[TO DO]
In this exercise, the entries below include pictures. Repeat exactly the lines from the line with "Write the matplotlib code for this chart." to the line with "plt.rcParams['mathtext.fontset'] = 'stix'", including both, but without the pictures.

═════ PROVIDED MATERIAL

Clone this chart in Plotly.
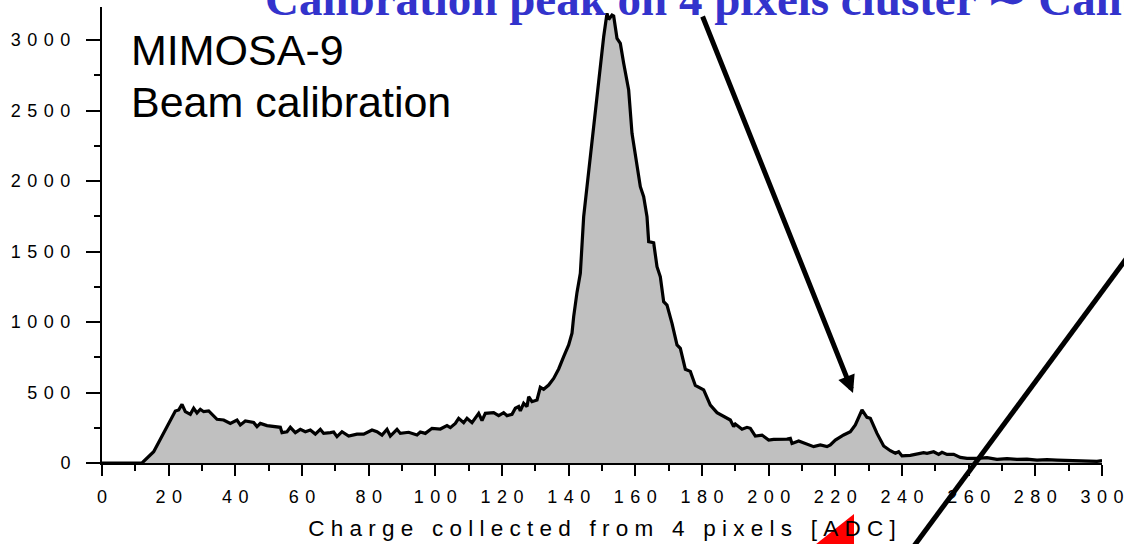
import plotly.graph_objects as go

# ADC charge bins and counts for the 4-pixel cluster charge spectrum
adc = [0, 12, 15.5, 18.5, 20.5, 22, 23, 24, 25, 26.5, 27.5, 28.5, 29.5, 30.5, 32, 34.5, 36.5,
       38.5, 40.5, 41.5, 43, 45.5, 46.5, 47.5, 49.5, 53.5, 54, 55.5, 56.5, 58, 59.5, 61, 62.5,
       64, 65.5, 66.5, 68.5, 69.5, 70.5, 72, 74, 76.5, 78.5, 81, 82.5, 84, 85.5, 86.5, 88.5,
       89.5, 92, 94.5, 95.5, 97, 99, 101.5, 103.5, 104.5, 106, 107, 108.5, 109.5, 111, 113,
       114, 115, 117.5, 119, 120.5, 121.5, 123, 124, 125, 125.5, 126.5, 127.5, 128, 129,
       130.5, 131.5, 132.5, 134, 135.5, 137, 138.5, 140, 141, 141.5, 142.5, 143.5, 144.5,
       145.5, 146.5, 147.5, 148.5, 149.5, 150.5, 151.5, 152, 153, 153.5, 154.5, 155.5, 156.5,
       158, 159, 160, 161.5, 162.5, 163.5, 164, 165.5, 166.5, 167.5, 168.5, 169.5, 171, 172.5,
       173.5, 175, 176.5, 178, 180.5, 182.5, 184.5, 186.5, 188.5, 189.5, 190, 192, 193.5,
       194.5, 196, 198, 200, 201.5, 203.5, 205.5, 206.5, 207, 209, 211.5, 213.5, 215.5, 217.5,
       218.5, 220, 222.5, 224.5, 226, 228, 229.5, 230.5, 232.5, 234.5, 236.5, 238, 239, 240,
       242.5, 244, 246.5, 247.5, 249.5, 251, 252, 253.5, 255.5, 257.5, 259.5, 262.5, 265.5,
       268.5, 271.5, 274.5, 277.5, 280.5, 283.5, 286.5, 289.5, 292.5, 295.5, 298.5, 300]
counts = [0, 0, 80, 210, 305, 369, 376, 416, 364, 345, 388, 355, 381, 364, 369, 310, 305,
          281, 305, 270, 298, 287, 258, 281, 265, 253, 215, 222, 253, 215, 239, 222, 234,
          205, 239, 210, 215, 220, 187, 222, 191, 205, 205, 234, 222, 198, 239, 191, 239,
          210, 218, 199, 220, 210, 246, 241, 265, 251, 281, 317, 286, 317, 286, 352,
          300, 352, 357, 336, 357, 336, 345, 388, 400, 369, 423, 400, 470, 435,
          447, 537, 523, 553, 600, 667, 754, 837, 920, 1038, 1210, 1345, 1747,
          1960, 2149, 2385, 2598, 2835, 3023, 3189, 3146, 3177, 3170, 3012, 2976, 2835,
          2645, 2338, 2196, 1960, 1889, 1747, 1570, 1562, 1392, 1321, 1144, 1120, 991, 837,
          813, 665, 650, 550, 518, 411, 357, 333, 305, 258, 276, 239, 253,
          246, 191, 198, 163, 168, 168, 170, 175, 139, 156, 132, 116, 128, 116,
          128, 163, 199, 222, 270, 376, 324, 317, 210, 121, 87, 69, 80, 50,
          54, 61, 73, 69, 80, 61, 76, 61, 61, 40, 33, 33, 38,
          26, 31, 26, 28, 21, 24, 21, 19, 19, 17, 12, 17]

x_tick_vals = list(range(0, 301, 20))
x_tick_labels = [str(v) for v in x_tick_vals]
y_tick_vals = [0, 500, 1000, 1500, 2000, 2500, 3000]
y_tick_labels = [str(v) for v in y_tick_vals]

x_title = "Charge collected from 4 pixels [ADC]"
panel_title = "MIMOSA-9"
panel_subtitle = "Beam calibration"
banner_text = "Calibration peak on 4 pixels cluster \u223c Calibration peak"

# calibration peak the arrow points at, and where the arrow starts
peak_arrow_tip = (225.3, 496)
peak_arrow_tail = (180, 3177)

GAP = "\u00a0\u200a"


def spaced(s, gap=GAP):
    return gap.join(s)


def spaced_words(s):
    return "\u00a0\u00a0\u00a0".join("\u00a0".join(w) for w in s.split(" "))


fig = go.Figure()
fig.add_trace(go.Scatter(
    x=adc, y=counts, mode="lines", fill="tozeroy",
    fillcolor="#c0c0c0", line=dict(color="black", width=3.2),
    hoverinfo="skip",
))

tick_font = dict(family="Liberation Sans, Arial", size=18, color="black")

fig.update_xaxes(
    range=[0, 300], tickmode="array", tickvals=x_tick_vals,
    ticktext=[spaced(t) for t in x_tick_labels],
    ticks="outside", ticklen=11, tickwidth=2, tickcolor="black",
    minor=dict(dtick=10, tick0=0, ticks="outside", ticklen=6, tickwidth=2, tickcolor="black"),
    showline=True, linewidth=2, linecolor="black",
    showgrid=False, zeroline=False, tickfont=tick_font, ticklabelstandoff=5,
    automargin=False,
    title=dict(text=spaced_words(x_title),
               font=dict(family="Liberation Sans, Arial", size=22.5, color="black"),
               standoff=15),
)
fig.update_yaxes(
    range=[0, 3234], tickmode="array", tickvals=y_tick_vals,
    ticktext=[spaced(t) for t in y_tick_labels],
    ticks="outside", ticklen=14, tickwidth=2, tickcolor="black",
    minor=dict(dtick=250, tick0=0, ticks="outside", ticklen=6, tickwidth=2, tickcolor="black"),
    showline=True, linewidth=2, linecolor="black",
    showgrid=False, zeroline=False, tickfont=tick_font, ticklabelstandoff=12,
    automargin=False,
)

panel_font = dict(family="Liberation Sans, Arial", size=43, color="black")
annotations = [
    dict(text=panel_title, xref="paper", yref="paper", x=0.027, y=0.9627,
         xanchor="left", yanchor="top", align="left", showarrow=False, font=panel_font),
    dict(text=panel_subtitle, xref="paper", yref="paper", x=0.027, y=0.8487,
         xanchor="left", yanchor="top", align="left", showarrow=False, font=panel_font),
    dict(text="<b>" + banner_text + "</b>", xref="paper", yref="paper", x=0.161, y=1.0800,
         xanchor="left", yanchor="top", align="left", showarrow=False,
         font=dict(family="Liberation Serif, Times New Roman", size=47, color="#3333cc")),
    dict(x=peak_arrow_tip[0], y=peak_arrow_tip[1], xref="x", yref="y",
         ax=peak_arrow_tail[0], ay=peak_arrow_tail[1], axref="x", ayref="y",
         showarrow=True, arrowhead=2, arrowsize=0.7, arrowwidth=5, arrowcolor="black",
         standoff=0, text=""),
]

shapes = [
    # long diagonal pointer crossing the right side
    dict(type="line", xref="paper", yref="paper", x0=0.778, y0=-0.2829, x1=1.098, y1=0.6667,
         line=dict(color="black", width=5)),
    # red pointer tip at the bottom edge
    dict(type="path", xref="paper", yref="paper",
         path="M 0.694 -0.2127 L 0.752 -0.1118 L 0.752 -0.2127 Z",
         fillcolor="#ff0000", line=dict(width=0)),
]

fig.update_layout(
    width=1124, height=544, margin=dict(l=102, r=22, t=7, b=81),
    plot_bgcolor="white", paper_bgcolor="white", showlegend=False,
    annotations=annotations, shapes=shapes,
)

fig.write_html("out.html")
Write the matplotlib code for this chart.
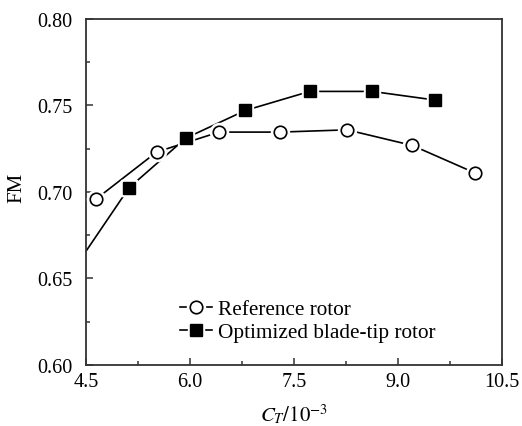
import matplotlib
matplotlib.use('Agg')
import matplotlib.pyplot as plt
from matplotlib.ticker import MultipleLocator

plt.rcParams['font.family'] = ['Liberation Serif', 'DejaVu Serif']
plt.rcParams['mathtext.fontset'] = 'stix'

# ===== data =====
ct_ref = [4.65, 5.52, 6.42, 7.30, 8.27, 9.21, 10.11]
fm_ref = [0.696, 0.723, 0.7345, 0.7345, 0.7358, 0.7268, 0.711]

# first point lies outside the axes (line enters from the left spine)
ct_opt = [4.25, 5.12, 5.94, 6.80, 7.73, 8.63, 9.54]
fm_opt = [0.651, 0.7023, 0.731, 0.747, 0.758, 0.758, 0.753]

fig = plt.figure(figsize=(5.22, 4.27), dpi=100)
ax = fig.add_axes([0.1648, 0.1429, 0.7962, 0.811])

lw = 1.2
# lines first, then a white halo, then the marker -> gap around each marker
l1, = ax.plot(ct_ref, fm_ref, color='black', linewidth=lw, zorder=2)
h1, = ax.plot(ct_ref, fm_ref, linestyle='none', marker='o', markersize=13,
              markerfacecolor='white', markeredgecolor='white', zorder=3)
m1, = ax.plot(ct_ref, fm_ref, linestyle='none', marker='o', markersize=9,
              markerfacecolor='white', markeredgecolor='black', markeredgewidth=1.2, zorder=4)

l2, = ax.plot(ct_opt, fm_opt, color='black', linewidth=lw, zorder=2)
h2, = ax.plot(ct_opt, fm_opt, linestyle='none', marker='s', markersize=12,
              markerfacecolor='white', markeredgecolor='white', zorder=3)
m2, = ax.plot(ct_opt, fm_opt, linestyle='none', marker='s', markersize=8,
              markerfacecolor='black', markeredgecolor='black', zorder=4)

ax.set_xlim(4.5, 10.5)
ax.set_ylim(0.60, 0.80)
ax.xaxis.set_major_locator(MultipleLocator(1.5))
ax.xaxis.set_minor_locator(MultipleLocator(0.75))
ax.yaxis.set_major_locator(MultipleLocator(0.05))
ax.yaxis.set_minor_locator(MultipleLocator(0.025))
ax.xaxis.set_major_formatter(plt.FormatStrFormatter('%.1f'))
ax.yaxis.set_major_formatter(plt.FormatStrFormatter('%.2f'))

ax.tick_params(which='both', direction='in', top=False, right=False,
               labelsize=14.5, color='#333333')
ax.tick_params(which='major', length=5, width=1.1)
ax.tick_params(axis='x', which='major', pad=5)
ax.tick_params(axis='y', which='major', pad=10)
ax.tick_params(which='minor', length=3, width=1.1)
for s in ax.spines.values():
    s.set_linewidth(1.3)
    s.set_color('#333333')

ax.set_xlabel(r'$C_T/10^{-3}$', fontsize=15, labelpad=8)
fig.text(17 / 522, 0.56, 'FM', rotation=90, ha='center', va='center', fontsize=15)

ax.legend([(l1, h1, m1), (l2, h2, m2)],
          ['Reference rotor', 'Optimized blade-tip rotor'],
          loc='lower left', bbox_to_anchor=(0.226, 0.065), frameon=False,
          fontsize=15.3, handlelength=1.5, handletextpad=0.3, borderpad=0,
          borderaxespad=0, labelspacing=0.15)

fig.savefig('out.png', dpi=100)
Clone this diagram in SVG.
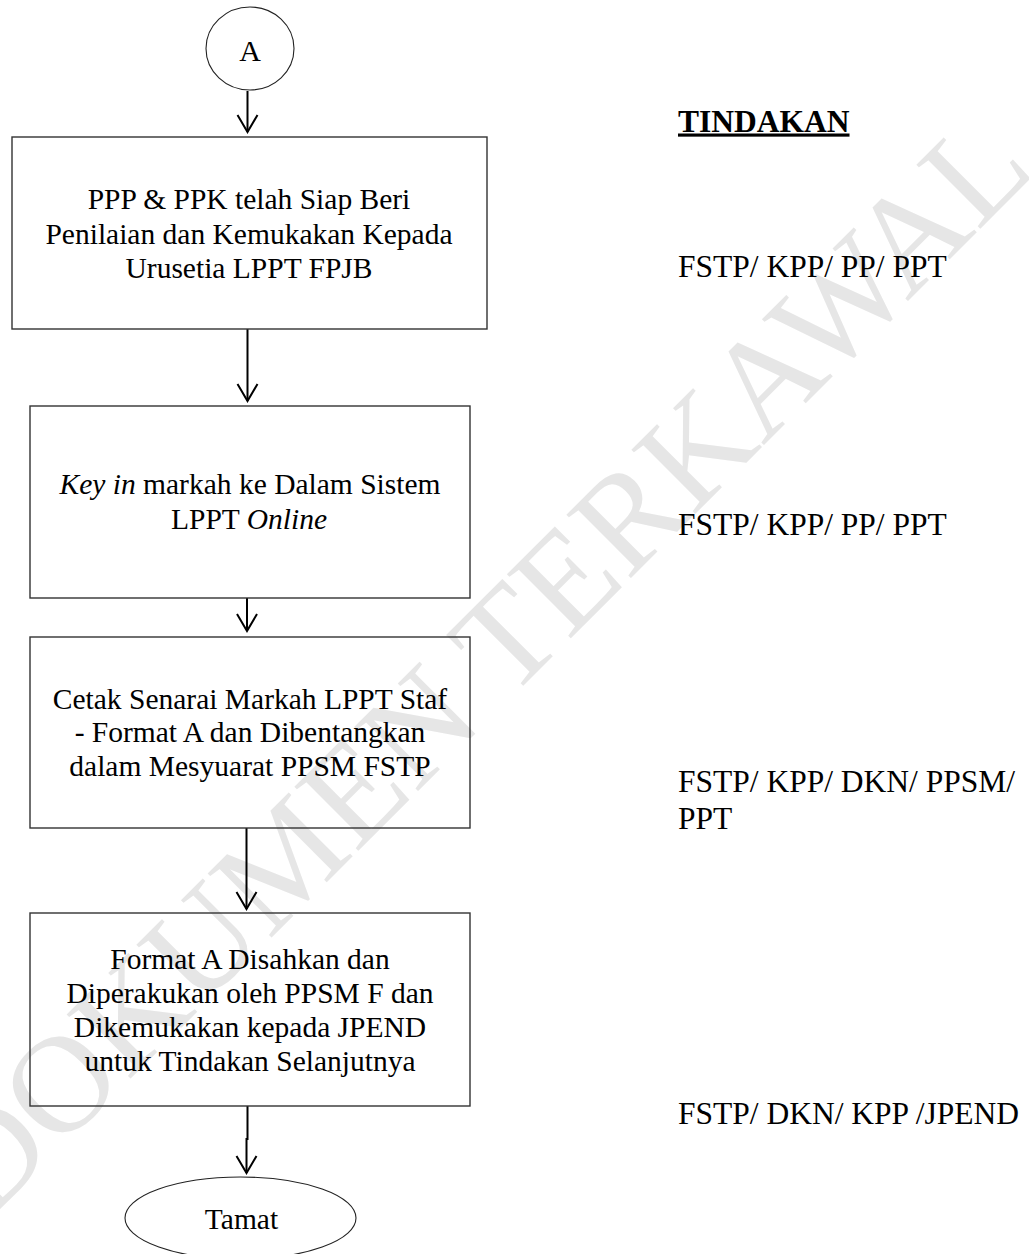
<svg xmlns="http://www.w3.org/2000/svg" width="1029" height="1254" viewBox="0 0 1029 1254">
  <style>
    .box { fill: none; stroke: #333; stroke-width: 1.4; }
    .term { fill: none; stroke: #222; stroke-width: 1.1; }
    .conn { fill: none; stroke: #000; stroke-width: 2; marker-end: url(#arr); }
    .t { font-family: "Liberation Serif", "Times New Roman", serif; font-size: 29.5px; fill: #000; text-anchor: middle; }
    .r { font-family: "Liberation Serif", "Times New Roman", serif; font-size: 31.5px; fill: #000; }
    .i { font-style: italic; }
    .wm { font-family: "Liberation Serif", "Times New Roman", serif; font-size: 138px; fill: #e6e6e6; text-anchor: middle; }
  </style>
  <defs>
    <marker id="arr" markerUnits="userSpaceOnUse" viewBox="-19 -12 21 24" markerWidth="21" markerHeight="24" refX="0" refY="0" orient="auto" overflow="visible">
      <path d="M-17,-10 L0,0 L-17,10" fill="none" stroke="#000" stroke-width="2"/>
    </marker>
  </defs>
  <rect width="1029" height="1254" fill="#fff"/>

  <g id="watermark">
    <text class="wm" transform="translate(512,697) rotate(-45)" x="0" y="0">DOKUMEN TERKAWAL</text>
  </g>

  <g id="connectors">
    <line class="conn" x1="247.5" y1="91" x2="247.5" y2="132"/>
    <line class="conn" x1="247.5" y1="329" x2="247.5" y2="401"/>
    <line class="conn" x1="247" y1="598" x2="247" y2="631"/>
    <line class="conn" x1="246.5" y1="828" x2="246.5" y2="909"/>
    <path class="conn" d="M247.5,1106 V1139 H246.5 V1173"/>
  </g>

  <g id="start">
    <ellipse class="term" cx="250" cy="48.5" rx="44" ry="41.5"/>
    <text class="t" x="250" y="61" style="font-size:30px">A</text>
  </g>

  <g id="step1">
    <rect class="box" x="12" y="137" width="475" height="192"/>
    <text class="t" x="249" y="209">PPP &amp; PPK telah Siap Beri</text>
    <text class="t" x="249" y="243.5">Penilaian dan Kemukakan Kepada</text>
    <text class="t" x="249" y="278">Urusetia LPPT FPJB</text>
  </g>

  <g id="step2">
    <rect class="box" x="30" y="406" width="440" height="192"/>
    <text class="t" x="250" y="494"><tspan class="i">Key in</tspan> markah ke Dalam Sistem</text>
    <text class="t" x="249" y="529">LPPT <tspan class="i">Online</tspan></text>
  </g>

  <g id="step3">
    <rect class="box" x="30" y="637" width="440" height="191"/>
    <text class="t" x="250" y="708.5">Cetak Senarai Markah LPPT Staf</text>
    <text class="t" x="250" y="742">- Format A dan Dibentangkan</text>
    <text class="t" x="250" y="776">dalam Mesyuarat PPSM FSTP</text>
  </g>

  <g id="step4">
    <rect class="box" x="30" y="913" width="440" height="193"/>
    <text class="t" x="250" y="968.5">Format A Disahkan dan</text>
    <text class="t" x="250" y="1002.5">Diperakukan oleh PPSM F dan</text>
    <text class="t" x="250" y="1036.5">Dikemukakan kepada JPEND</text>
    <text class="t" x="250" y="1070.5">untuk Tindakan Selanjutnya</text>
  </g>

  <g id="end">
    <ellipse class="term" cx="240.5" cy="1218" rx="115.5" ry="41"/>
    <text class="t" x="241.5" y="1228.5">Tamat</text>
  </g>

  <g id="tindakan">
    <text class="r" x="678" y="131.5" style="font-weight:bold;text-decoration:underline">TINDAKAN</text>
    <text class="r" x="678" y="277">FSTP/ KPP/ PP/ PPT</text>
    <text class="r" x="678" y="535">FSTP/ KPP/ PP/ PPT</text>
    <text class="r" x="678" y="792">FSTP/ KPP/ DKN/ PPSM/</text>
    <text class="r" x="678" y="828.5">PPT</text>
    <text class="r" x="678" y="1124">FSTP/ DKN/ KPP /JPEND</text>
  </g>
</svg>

══════════

[SOLUTION BELOW]
Write the matplotlib code for this chart.
import matplotlib
matplotlib.use('Agg')
import matplotlib.pyplot as plt
from matplotlib.ticker import MultipleLocator

plt.rcParams['font.family'] = ['Liberation Serif', 'DejaVu Serif']
plt.rcParams['mathtext.fontset'] = 'stix'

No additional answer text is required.